In this post, we dive deeper into the subject of phishing and specifically spear phishing and how you can protect yourself from becoming a victim.
Legal Shred has spent the greater part of this month looking into some of the latest security threats plaguing the public to keep our customers informed and to protect their financial future and overall well-being. It’s all part of our new “Cybersecurity 101 for Small Businesses” series.
In this post, we’ll dive deeper into the subject of phishing and specifically spear phishing and how you can protect yourself from becoming a victim.
Email attacks are one of the most common forms of entry for thieves. They target vulnerable and unknowing recipients and trick them into clicking on links or responding with personal details.
Even if you’re pretty good at spotting these bogus correspondences, scammers have gotten clever these days and have fooled even the most cautious Internet users.
First, let’s look at the differences:
In phishing email attempts, bad actors send out a mass batch of scam emails to a random large pool of recipients. Their hope is that of that large number, at least some will be tricked into responding. They use tactics like pretending to be from a legit company (like a shipping service or utility company) and include a link within the email to ask you to confirm details about your account or the status of a delivery. Since so any people today are using Amazon or do indeed get emails from businesses they deal with, it can be really easy to click the link without thinking.

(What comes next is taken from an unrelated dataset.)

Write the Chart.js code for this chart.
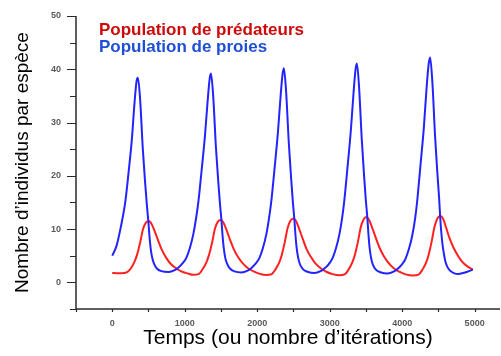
<!DOCTYPE html>
<html>
<head>
<meta charset="utf-8">
<script src="https://cdn.jsdelivr.net/npm/chart.js@4"></script>
<style>
html,body{margin:0;padding:0;background:#fff;}
canvas{display:block;}
</style>
</head>
<body>
<canvas id="c" width="501" height="356"></canvas>
<script>
// ---- Data ----
const seriesNames = ["Population de prédateurs", "Population de proies"];
const xTitle = "Temps (ou nombre d\u2019itérations)";
const yTitle = "Nombre d\u2019individus par espèce";

// prey (blue) : time and value
const tPrey = [
0, 60, 120, 182, 225, 271, 308, 336, 354,
384, 422, 454, 478, 499, 514, 530, 550, 576, 616, 679, 777,
862, 915, 972, 1022, 1072, 1121, 1162, 1190, 1233, 1279, 1316, 1344, 1362,
1392, 1430, 1462, 1486, 1507, 1522, 1538, 1558, 1584, 1624, 1687, 1782,
1868, 1921, 1978, 2028, 2078, 2127, 2168, 2196, 2239, 2285, 2322, 2350, 2368,
2398, 2436, 2468, 2492, 2513, 2528, 2544, 2564, 2590, 2630, 2693, 2790,
2875, 2928, 2985, 3035, 3085, 3134, 3175, 3203, 3246, 3292, 3329, 3357, 3375,
3405, 3443, 3475, 3499, 3520, 3535, 3551, 3571, 3597, 3637, 3700, 3797,
3882, 3935, 3992, 4042, 4092, 4141, 4182, 4210, 4253, 4299, 4336, 4366, 4386,
4416, 4454, 4486, 4510, 4524, 4540, 4556, 4572, 4595, 4620, 4660, 4720, 4777, 4840, 4900, 4975
];
const prey = [
5.0, 6.9, 10.5, 15.3, 20.6, 26.9, 33.8, 37.8, 38.4,
34.5, 25.0, 18.7, 14.5, 11.3, 8.6, 6.4, 4.7, 3.5, 2.6, 2.1, 1.95,
2.3, 2.8, 3.6, 4.6, 6.5, 9.2, 12.5, 15.3, 21.0, 27.5, 34.0, 38.2, 39.2,
35.2, 25.5, 19.1, 14.8, 11.6, 8.8, 6.5, 4.7, 3.5, 2.6, 2.05, 1.85,
2.2, 2.7, 3.5, 4.5, 6.4, 9.1, 12.5, 15.4, 21.3, 28.0, 34.8, 39.1, 40.2,
36.0, 26.2, 19.6, 15.1, 11.8, 8.9, 6.5, 4.7, 3.4, 2.5, 2.0, 1.75,
2.1, 2.6, 3.4, 4.4, 6.3, 9.0, 12.4, 15.5, 21.6, 28.5, 35.5, 40.0, 41.1,
36.8, 26.8, 20.0, 15.4, 12.1, 9.0, 6.5, 4.6, 3.3, 2.4, 1.9, 1.65,
2.0, 2.5, 3.3, 4.3, 6.2, 8.9, 12.3, 15.6, 22.0, 29.0, 36.3, 41.0, 42.2,
37.8, 27.5, 20.5, 15.8, 12.4, 9.4, 7.2, 5.7, 4.0, 3.0, 2.2, 1.7, 1.57, 1.75, 2.0, 2.4
];

// predators (red) : time and value
const tPred = [
0, 60, 125, 205, 255, 305, 345, 385, 425, 465, 505, 545, 585, 635, 685, 745, 805, 885, 965, 1045, 1118,
1198, 1248, 1298, 1338, 1378, 1418, 1458, 1498, 1538, 1578, 1628, 1678, 1738, 1798, 1878, 1958, 2038, 2120,
2200, 2250, 2300, 2340, 2380, 2420, 2460, 2500, 2540, 2580, 2630, 2680, 2740, 2800, 2880, 2960, 3040, 3128,
3208, 3258, 3308, 3348, 3388, 3428, 3468, 3508, 3548, 3588, 3638, 3688, 3748, 3808, 3888, 3968, 4048, 4146,
4226, 4276, 4326, 4366, 4406, 4446, 4486, 4526, 4566, 4606, 4656, 4706, 4766, 4826, 4900, 4975
];
const pred = [
1.75, 1.71, 1.7, 1.9, 2.6, 3.8, 5.3, 7.5, 10.0, 11.2, 11.5, 10.9, 9.6, 7.8, 6.1, 4.6, 3.5, 2.6, 2.0, 1.65, 1.42,
1.6, 2.5, 3.7, 5.3, 7.5, 10.1, 11.4, 11.7, 11.1, 9.8, 7.9, 6.2, 4.7, 3.6, 2.6, 2.0, 1.6, 1.38,
1.55, 2.4, 3.6, 5.2, 7.5, 10.2, 11.6, 12.0, 11.4, 10.0, 8.1, 6.3, 4.8, 3.6, 2.6, 1.95, 1.55, 1.33,
1.5, 2.35, 3.6, 5.2, 7.5, 10.3, 11.8, 12.25, 11.6, 10.2, 8.3, 6.5, 4.9, 3.7, 2.6, 1.95, 1.5, 1.28,
1.45, 2.3, 3.55, 5.2, 7.6, 10.4, 12.0, 12.45, 11.9, 10.3, 8.2, 6.6, 5.1, 3.9, 3.0, 2.4
];

// tick positions and labels
const xTickValues = [-500, 0, 500, 1000, 1500, 2000, 2500, 3000, 3500, 4000, 4500, 5000];
const xTickLabels = ["0", "1000", "2000", "3000", "4000", "5000"];
const yTickValues = [-5, 0, 5, 10, 15, 20, 25, 30, 35, 40, 45, 50];
const yTickLabels = ["0", "10", "20", "30", "40", "50"];

// ---- build ----
const toPts = (ts, vs) => ts.map((t, i) => ({x: t, y: vs[i]}));
const FONT = '"Liberation Sans", Arial, sans-serif';
const pickLabel = (list, v) => {
  const s = String(Math.round(Number(v)));
  return list.includes(s) ? s : '';
};
const setTicks = (values, labels) => (s) => {
  s.ticks = values.map(v => ({value: v, label: pickLabel(labels, v)}));
};

const axisPlugin = {
  id: 'axisPlugin',
  beforeDatasetsDraw(chart) {
    const {ctx, chartArea: a, scales: {x, y}} = chart;
    ctx.save();
    ctx.strokeStyle = '#2b2b2b';
    ctx.lineWidth = 1.5;
    ctx.beginPath();
    ctx.moveTo(a.left, y.getPixelForValue(50));
    ctx.lineTo(a.left, a.bottom);
    ctx.lineTo(a.right, a.bottom);
    ctx.stroke();
    ctx.lineWidth = 1.2;
    ctx.beginPath();
    y.ticks.forEach(t => {
      const py = Math.round(y.getPixelForValue(t.value)) + 0.5;
      const len = (t.value % 10 === 0) ? 9 : 6;
      ctx.moveTo(a.left - len, py);
      ctx.lineTo(a.left, py);
    });
    x.ticks.forEach(t => {
      const px = Math.round(x.getPixelForValue(t.value)) + 0.5;
      ctx.moveTo(px, a.bottom);
      ctx.lineTo(px, a.bottom + 3);
    });
    ctx.stroke();
    ctx.restore();
  },
  afterDraw(chart) {
    const {ctx} = chart;
    ctx.save();
    ctx.font = 'bold 17px ' + FONT;
    ctx.textAlign = 'left';
    ctx.textBaseline = 'alphabetic';
    ctx.fillStyle = '#cc0a0a';
    ctx.fillText(seriesNames[0], 99, 35);
    ctx.fillStyle = '#1f4fd6';
    ctx.fillText(seriesNames[1], 99, 52);
    ctx.restore();
  }
};

new Chart(document.getElementById('c'), {
  type: 'line',
  data: {
    datasets: [
      {
        label: seriesNames[1],
        data: toPts(tPrey, prey),
        borderColor: '#2323ff',
        borderWidth: 2,
        pointRadius: 0,
        fill: false,
        cubicInterpolationMode: 'monotone'
      },
      {
        label: seriesNames[0],
        data: toPts(tPred, pred),
        borderColor: '#ff2020',
        borderWidth: 2,
        pointRadius: 0,
        fill: false,
        cubicInterpolationMode: 'monotone'
      }
    ]
  },
  options: {
    responsive: false,
    animation: false,
    devicePixelRatio: 1,
    layout: {padding: {top: 16, right: 1, left: 0, bottom: 0}},
    plugins: {legend: {display: false}, tooltip: {enabled: false}},
    scales: {
      x: {
        type: 'linear',
        min: -500,
        max: 5350,
        afterBuildTicks: setTicks(xTickValues, xTickLabels),
        afterTickToLabelConversion: setTicks(xTickValues, xTickLabels),
        afterFit(s) { s.height = 47; s.paddingLeft = 0; s.paddingRight = 0; },
        grid: {display: false, drawTicks: false},
        border: {display: false},
        ticks: {
          autoSkip: false,
          maxRotation: 0,
          padding: 9,
          color: '#5a5a5a',
          font: {size: 9, weight: 'bold', family: FONT}
        },
        title: {
          display: true,
          text: xTitle,
          color: '#000',
          font: {size: 21, family: FONT},
          padding: {top: 0, bottom: 5}
        }
      },
      y: {
        min: -5,
        max: 50,
        afterBuildTicks: setTicks(yTickValues, yTickLabels),
        afterTickToLabelConversion: setTicks(yTickValues, yTickLabels),
        afterFit(s) { s.width = 76; s.paddingTop = 0; s.paddingBottom = 0; },
        grid: {display: false, drawTicks: false},
        border: {display: false},
        ticks: {
          autoSkip: false,
          padding: 15,
          color: '#5a5a5a',
          font: {size: 9, weight: 'bold', family: FONT}
        },
        title: {
          display: true,
          text: yTitle,
          color: '#000',
          font: {size: 19, family: FONT},
          padding: {top: 11, bottom: 0}
        }
      }
    }
  },
  plugins: [axisPlugin]
});
</script>
</body>
</html>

Once you click it, you could either know immediately that something bad just happened – maybe a file starts to download or if they have created a bogus website to mirror the actual company’s page, you might fill out a form with your data and that information is exactly what they need to complete their scam and move on to identity theft or other harm.
This type of email attack is similar in what was described above as in a scammer is looking to trick the user into providing personal information they can use for malicious reasons, except these attacks are very targeted. To gain this targeted information they may scan social profiles, research recent purchases and friends of the victim to make a close correlation and gain their trust. The thieves know who they are sending these attempts out to and what to say to trick them. The intent is to get malware installed on a computer or network of devices where they can then infiltrate devices at a business or organization for example and begin their attack.
Here are 3 things you can do to protect yourself from these email scams:
- Be cautious with emails. Since these types of attacks come through from seemingly credible sources, it’s important to pay close attention before you respond or click. If there is an urgent request for your personal data or something seems off, pause. Hover over the email address or the link and be sure the actual sender is legit. Better yet, pick up the phone and call them to verify the communication.
- Don’t overshare. Be careful about what personal information you share out on social media and public networks. This data can be collected to orchestrate an easy attack against you. Don’t overshare and be sure to protect sensitive information at all times.
- Update your software often. One of the easiest ways for an attacker to exploit a system is to get in when there aren’t protections in place. At the rate that new attacks are being created, it’s important that you frequently update your security software for the best protection.